If you’re looking to buy an SLK, we’d recommend the 250, as it feels punchier than the 200 and is cheaper to run than the 350. It still suffers from the same flaws as the rest of the range, though – it just isn’t as much fun to drive as it should be. While keen drivers will be better off in a BMW Z4 or Porsche Boxster, there’s no doubting the SLK’s talents as a refined and luxurious cruiser.
So far we’ve been impressed by the entry-level Mercedes SLK
200 and the range-topping 350, but could the mid-spec SLK 250 be the pick of the range?
On paper, it strikes a good balance. The 1.8-litre turbo four-cylinder engine punches the drop-top from 0-62mph in only 6.6 seconds, while economy can be as high as 42.8mpg – which is impressive when you compare it to the Porsche Boxster
But while it has the edge in the green stakes, the SLK isn’t the most involving roadster.
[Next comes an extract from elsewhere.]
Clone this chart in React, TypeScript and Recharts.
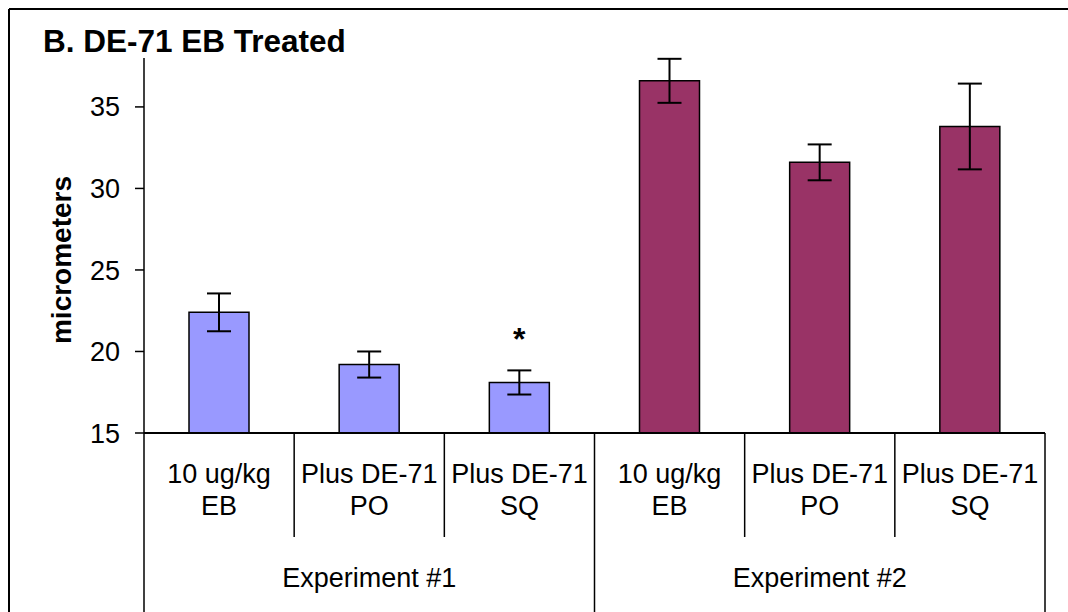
import React from 'react';
import { BarChart, Bar, XAxis, YAxis, ErrorBar, Cell, LabelList } from 'recharts';

// category labels (two lines each) and their experiment group
const categoryLines = [
    ['10 ug/kg', 'EB'],
    ['Plus DE-71', 'PO'],
    ['Plus DE-71', 'SQ'],
    ['10 ug/kg', 'EB'],
    ['Plus DE-71', 'PO'],
    ['Plus DE-71', 'SQ'],
];
const experiments = ['Experiment #1', 'Experiment #1', 'Experiment #1', 'Experiment #2', 'Experiment #2', 'Experiment #2'];
const means = [22.4, 19.2, 18.1, 36.6, 31.6, 33.8];
const errors = [1.16, 0.8, 0.74, 1.35, 1.1, 2.63];
const significance = ['', '', '*', '', '', ''];
const yTicks = [15, 20, 25, 30, 35];

const GROUP_COLORS: Record<string, string> = {
    'Experiment #1': '#9999FF',
    'Experiment #2': '#993366',
};

const W = 1068;
const H = 612;
const X_AXIS_H = 179;
const MARGIN = { top: 58, right: 23, bottom: 0, left: 0 };
const Y_AXIS_W = 144;
const AXIS_Y = H - X_AXIS_H;
const BAND = (W - MARGIN.right - Y_AXIS_W) / categoryLines.length;
const FONT = '"Liberation Sans", Arial, sans-serif';

const data = categoryLines.map((lines, i) => ({
    name: lines.join(' '),
    lines,
    experiment: experiments[i],
    mean: means[i],
    err: errors[i],
    sig: significance[i],
}));

// multi-level category tick: two text lines, separators and group label
// eslint-disable-next-line @typescript-eslint/no-explicit-any
const CategoryTick = (props: any) => {
    const { x, index } = props;
    const row = data[index];
    if (!row) return null;
    const left = x - BAND / 2;
    const groupStart = index % 3 === 0;
    return (
        <g>
            <line x1={left} x2={left} y1={AXIS_Y} y2={groupStart ? H : 537} stroke="#000" strokeWidth={1.5} />
            {index === data.length - 1 && (
                <line x1={x + BAND / 2} x2={x + BAND / 2} y1={AXIS_Y} y2={H} stroke="#000" strokeWidth={1.5} />
            )}
            <text x={x} y={483} textAnchor="middle" fontSize={27} fontFamily={FONT} fill="#000">{row.lines[0]}</text>
            <text x={x} y={515} textAnchor="middle" fontSize={27} fontFamily={FONT} fill="#000">{row.lines[1]}</text>
            {groupStart && (
                <text x={x + BAND} y={587} textAnchor="middle" fontSize={27} fontFamily={FONT} fill="#000">{row.experiment}</text>
            )}
        </g>
    );
};

// eslint-disable-next-line @typescript-eslint/no-explicit-any
const SigLabel = (props: any) => {
    const { x, y, width, value } = props;
    if (!value) return null;
    return (
        <text x={x + width / 2} y={y - 32} textAnchor="middle" fontSize={32} fontWeight="bold" fontFamily={FONT} fill="#000">
            {value}
        </text>
    );
};

export default function App() {
    return (
        <div style={{ position: 'fixed', left: 0, top: 0, width: W, height: H, overflow: 'hidden', background: '#fff', fontFamily: FONT }}>
            <style>{'html, body { margin: 0; overflow: hidden; }'}</style>
            <div style={{ position: 'absolute', left: 0, top: 0 }}>
                <BarChart width={W} height={H} data={data} margin={MARGIN}>
                    <XAxis
                        dataKey="name"
                        interval={0}
                        height={X_AXIS_H}
                        tickLine={false}
                        axisLine={{ stroke: '#000', strokeWidth: 2 }}
                        tick={<CategoryTick />}
                    />
                    <YAxis
                        domain={[15, 38]}
                        ticks={yTicks}
                        width={Y_AXIS_W}
                        tickSize={9}
                        tickMargin={15}
                        axisLine={{ stroke: '#000', strokeWidth: 1.5 }}
                        tickLine={{ stroke: '#000', strokeWidth: 1.5 }}
                        tick={{ fill: '#000', fontSize: 27, fontFamily: FONT }}
                        allowDataOverflow
                    />
                    <Bar dataKey="mean" barSize={60} stroke="#000" strokeWidth={1.5} isAnimationActive={false}>
                        {data.map((d, i) => (
                            <Cell key={`cell-${i}`} fill={GROUP_COLORS[d.experiment]} />
                        ))}
                        <ErrorBar dataKey="err" width={12} strokeWidth={2} stroke="#000" direction="y" />
                        <LabelList dataKey="sig" content={<SigLabel />} />
                    </Bar>
                </BarChart>
            </div>
            <svg width={W} height={H} style={{ position: 'absolute', left: 0, top: 0, pointerEvents: 'none' }}>
                {/* keep the right edge blank; only the frame's left and top edges are in view */}
                <rect x={1052} y={0} width={W - 1052} height={H} fill="#fff" />
                <line x1={9} x2={W} y1={9} y2={9} stroke="#000" strokeWidth={2} />
                <line x1={9} x2={9} y1={9} y2={H} stroke="#000" strokeWidth={2} />
                <text x={43} y={52} fontSize={31.5} fontWeight="bold" fontFamily={FONT} fill="#000">B. DE-71 EB Treated</text>
                <text
                    x={0}
                    y={0}
                    transform="translate(71, 260) rotate(-90)"
                    textAnchor="middle"
                    fontSize={28}
                    fontWeight="bold"
                    fontFamily={FONT}
                    fill="#000"
                >
                    micrometers
                </text>
            </svg>
        </div>
    );
}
Body roll is tightly controlled and it feels agile through bends, but the numb steering doesn’t reward you with any kind of feedback.
The ride isn’t particularly comfortable, either, with the standard steel suspension failing to soak up rough city roads. In our experience, the adaptive suspension is a better choice. On the plus side, refinement with the top up is excellent.
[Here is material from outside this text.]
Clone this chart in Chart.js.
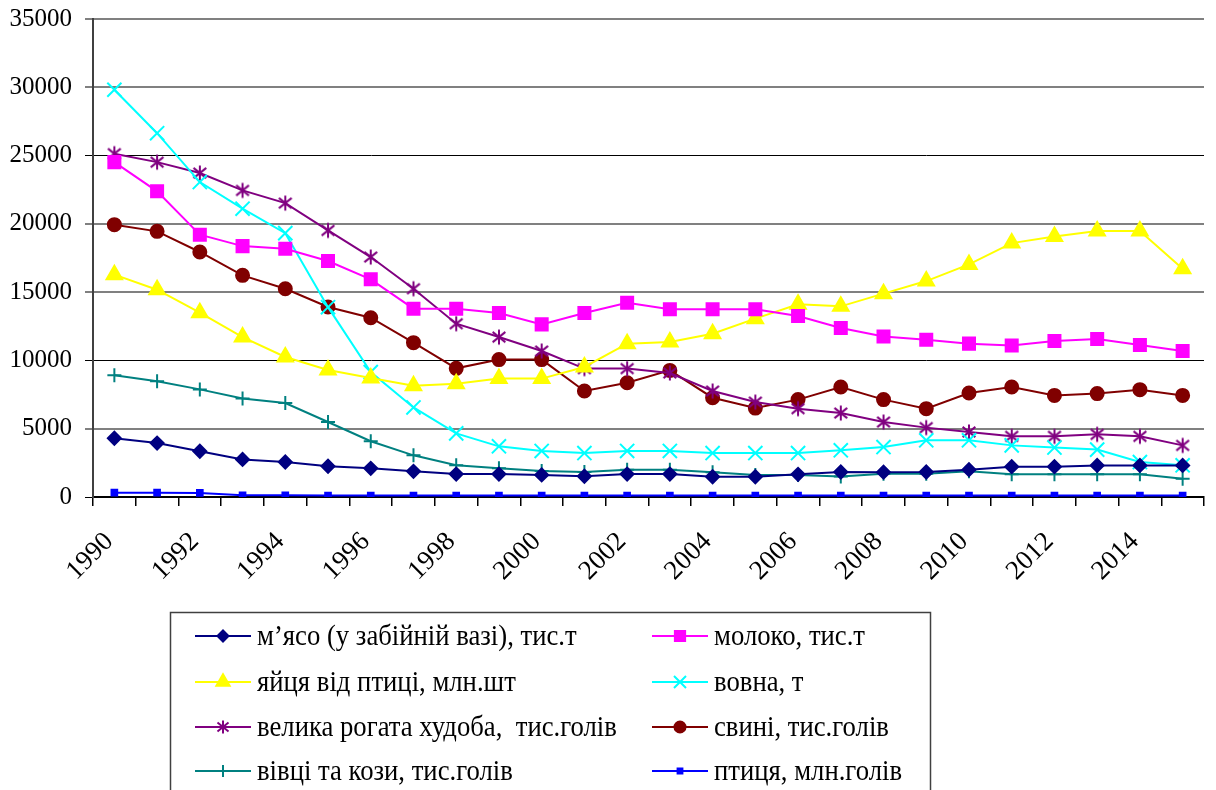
<!DOCTYPE html>
<html>
<head>
<meta charset="utf-8">
<script src="https://cdn.jsdelivr.net/npm/chart.js@4/dist/chart.umd.min.js"></script>
<style>
  html, body { margin: 0; padding: 0; background: #fff; }
  #wrap { width: 1216px; height: 790px; position: relative; }
</style>
</head>
<body>
<div id="wrap"><canvas id="chart" width="1216" height="790"></canvas></div>
<script>
// ---- data ----
const years = ["1990", "1991", "1992", "1993", "1994", "1995", "1996", "1997", "1998", "1999",
               "2000", "2001", "2002", "2003", "2004", "2005", "2006", "2007", "2008", "2009",
               "2010", "2011", "2012", "2013", "2014", "2015"];

const meat    = [4300, 3950, 3350, 2750, 2560, 2250, 2100, 1880, 1680, 1680, 1620, 1520, 1680, 1680, 1480, 1480, 1660, 1830, 1820, 1830, 2000, 2220, 2220, 2310, 2310, 2310];
const milk    = [24520, 22380, 19210, 18370, 18180, 17280, 15940, 13790, 13790, 13470, 12640, 13470, 14230, 13740, 13740, 13740, 13250, 12370, 11760, 11520, 11230, 11100, 11420, 11570, 11130, 10690];
const eggs    = [16280, 15180, 13500, 11710, 10250, 9300, 8720, 8150, 8300, 8670, 8670, 9520, 11230, 11350, 11960, 13060, 14110, 13960, 14890, 15810, 17030, 18590, 19080, 19470, 19470, 16720];
const wool    = [29820, 26640, 23060, 21110, 19320, 13900, 9150, 6560, 4660, 3710, 3370, 3220, 3370, 3370, 3220, 3220, 3220, 3420, 3660, 4150, 4150, 3780, 3620, 3470, 2560, 2320];
const cattle  = [25140, 24520, 23720, 22450, 21520, 19520, 17570, 15250, 12690, 11710, 10690, 9400, 9400, 9080, 7760, 6950, 6470, 6150, 5490, 5080, 4760, 4440, 4440, 4590, 4440, 3780];
const pigs    = [19940, 19450, 17940, 16230, 15250, 13910, 13130, 11300, 9420, 10060, 10060, 7760, 8370, 9270, 7270, 6510, 7130, 8050, 7130, 6470, 7610, 8050, 7440, 7570, 7860, 7440];
const sheep   = [8910, 8470, 7880, 7220, 6880, 5490, 4080, 3050, 2320, 2100, 1900, 1830, 2000, 2000, 1810, 1610, 1610, 1510, 1710, 1710, 1880, 1660, 1660, 1660, 1660, 1340];
const poultry = [320, 320, 300, 120, 120, 110, 110, 110, 110, 110, 110, 110, 110, 110, 110, 110, 110, 110, 110, 110, 110, 110, 110, 110, 110, 110];

const seriesLabels = [
  "м’ясо (у забійній вазі), тис.т",
  "молоко, тис.т",
  "яйця від птиці, млн.шт",
  "вовна, т",
  "велика рогата худоба,  тис.голів",
  "свині, тис.голів",
  "вівці та кози, тис.голів",
  "птиця, млн.голів",
];

const yTicksMax = 35000;
const yTicksStep = 5000;

const FONT = "'Liberation Serif', 'Times New Roman', serif";

// six-armed asterisk marker (vertical stroke + X), like the Excel one
function makeAsterisk(size, color) {
  const c = document.createElement("canvas");
  c.width = size;
  c.height = size;
  const g = c.getContext("2d");
  const m = size / 2, r = size / 2 - 1.5, d = r * 0.85;
  g.strokeStyle = color;
  g.lineWidth = 2;
  g.beginPath();
  g.moveTo(m, m - r); g.lineTo(m, m + r);
  g.moveTo(m - d, m - d * 0.8); g.lineTo(m + d, m + d * 0.8);
  g.moveTo(m + d, m - d * 0.8); g.lineTo(m - d, m + d * 0.8);
  g.stroke();
  return c;
}

// ------------------------
// Dataset builder
// ------------------------
function makeSeries(label, data, color, pointStyle, radius, legendStyle) {
  return {
    label: label,
    data: data,
    borderColor: color,
    backgroundColor: color,
    pointBackgroundColor: color,
    pointBorderColor: color,
    pointStyle: pointStyle,
    pointRadius: radius,
    pointHoverRadius: radius,
    pointBorderWidth: 2,
    borderWidth: 2,
    fill: false,
    tension: 0,
    legendStyle: legendStyle || pointStyle,
  };
}

const datasets = [
  makeSeries(seriesLabels[0], meat, "#000080", "rectRot", 6.5),
  makeSeries(seriesLabels[1], milk, "#FF00FF", "rect", 8.5),
  makeSeries(seriesLabels[2], eggs, "#FFFF00", "triangle", 9),
  makeSeries(seriesLabels[3], wool, "#00FFFF", "crossRot", 10),
  makeSeries(seriesLabels[4], cattle, "#800080", makeAsterisk(18, "#800080"), 8, makeAsterisk(16, "#800080")),
  makeSeries(seriesLabels[5], pigs, "#800000", "circle", 6.5),
  makeSeries(seriesLabels[6], sheep, "#008080", "cross", 7),
  makeSeries(seriesLabels[7], poultry, "#0000FF", "rect", 4),
];

// ------------------------
// Boxed two-column legend under the plot
// ------------------------
const legendCols = [195, 652];
const legendRows = [636, 682, 727, 771];

const boxedLegend = {
  id: "boxedLegend",
  afterDraw(chart) {
    const ctx = chart.ctx;
    ctx.save();
    ctx.strokeStyle = "#404040";
    ctx.lineWidth = 1.5;
    ctx.strokeRect(170.5, 612.5, 760, 200);
    chart.data.datasets.forEach((ds, i) => {
      const x0 = legendCols[i % 2];
      const y = legendRows[Math.floor(i / 2)];
      ctx.strokeStyle = ds.borderColor;
      ctx.fillStyle = ds.borderColor;
      ctx.lineWidth = 2;
      ctx.beginPath();
      ctx.moveTo(x0, y);
      ctx.lineTo(x0 + 56, y);
      ctx.stroke();
      Chart.helpers.drawPoint(ctx, {
        pointStyle: ds.legendStyle,
        radius: ds.pointRadius * 0.85,
        borderWidth: 2,
        rotation: 0,
      }, x0 + 28, y);
      // Times-like text, condensed as in the original
      ctx.save();
      ctx.translate(x0 + 62, y);
      ctx.scale(0.89, 1);
      ctx.font = "30px " + FONT;
      ctx.textBaseline = "middle";
      ctx.fillStyle = "#000";
      ctx.fillText(ds.label, 0, 1);
      ctx.restore();
    });
    ctx.restore();
  },
};

const isDarkLine = (v) => v === 0 || v === 10000 || v === 25000;

new Chart(document.getElementById("chart"), {
  type: "line",
  data: { labels: years, datasets: datasets },
  options: {
    responsive: false,
    animation: false,
    layout: { padding: { top: 19, right: 6, left: 0, bottom: 0 } },
    plugins: { legend: { display: false }, tooltip: { enabled: false } },
    scales: {
      x: {
        offset: true,
        grid: { offset: true, drawOnChartArea: false, drawTicks: true, tickLength: 9, color: "#000", lineWidth: 1.5 },
        border: { display: true, color: "#000", width: 2 },
        ticks: {
          autoSkip: false,
          maxRotation: 45,
          minRotation: 45,
          padding: 20,
          labelOffset: -5,
          color: "#000",
          font: { family: FONT, size: 27 },
          callback: function (v, i) { return i % 2 ? "" : this.getLabelForValue(v); },
        },
        afterFit: (scale) => {
          scale.height = 293;
          scale.paddingRight = 0;
        },
      },
      y: {
        min: 0,
        max: yTicksMax,
        grid: {
          color: (c) => (isDarkLine(c.tick.value) ? "#000" : "#808080"),
          lineWidth: (c) => (isDarkLine(c.tick.value) ? 1 : 2),
          tickLength: 8,
        },
        border: { display: true, color: "#404040", width: 2 },
        ticks: {
          stepSize: yTicksStep,
          padding: 13,
          color: "#000",
          font: { family: FONT, size: 25 },
          callback: (v) => String(v),
        },
        afterFit: (scale) => {
          scale.width = 93;
          scale.paddingTop = 0;
        },
      },
    },
  },
  plugins: [boxedLegend],
});
</script>
</body>
</html>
Our model was also equipped with the optional Magic Sky Control roof, which goes from transparent to nearly opaque at the touch of a button. It works well to cool the cabin on a sunny day, but it’s a costly £1,600 extra over the standard roof.
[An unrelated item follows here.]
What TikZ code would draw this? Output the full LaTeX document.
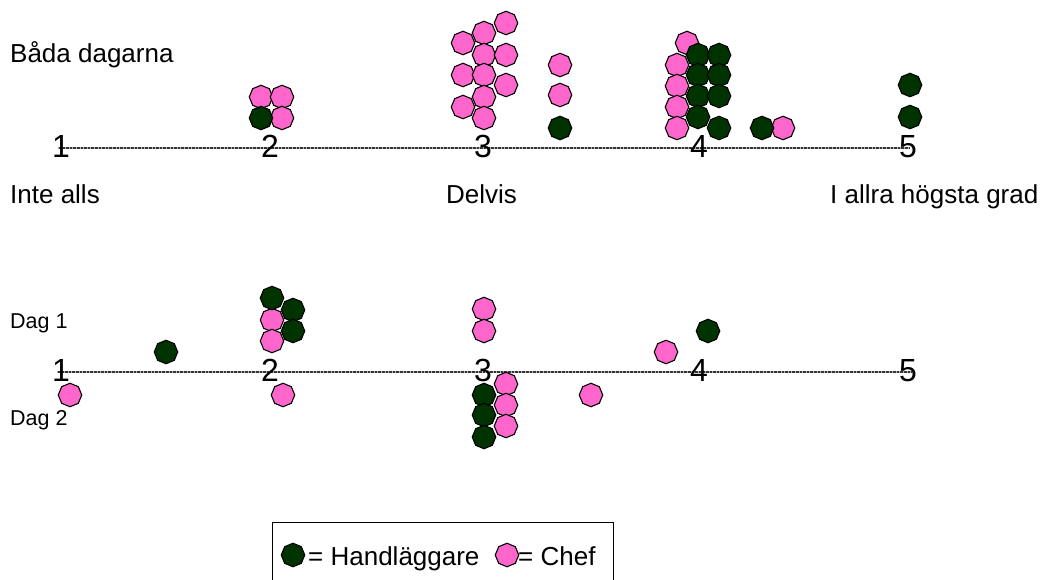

The interior is top-notch, with fantastic build quality and some features lifted from the SLS AMG supercar – including items of switchgear and the stylish jet-turbine air vents.
The SLK 250 is certainly the best all-round model in the range, but no matter which engine you pick, Mercedes’ roadster can’t quite live up to the more engaging rivals on offer from BMW and Porsche.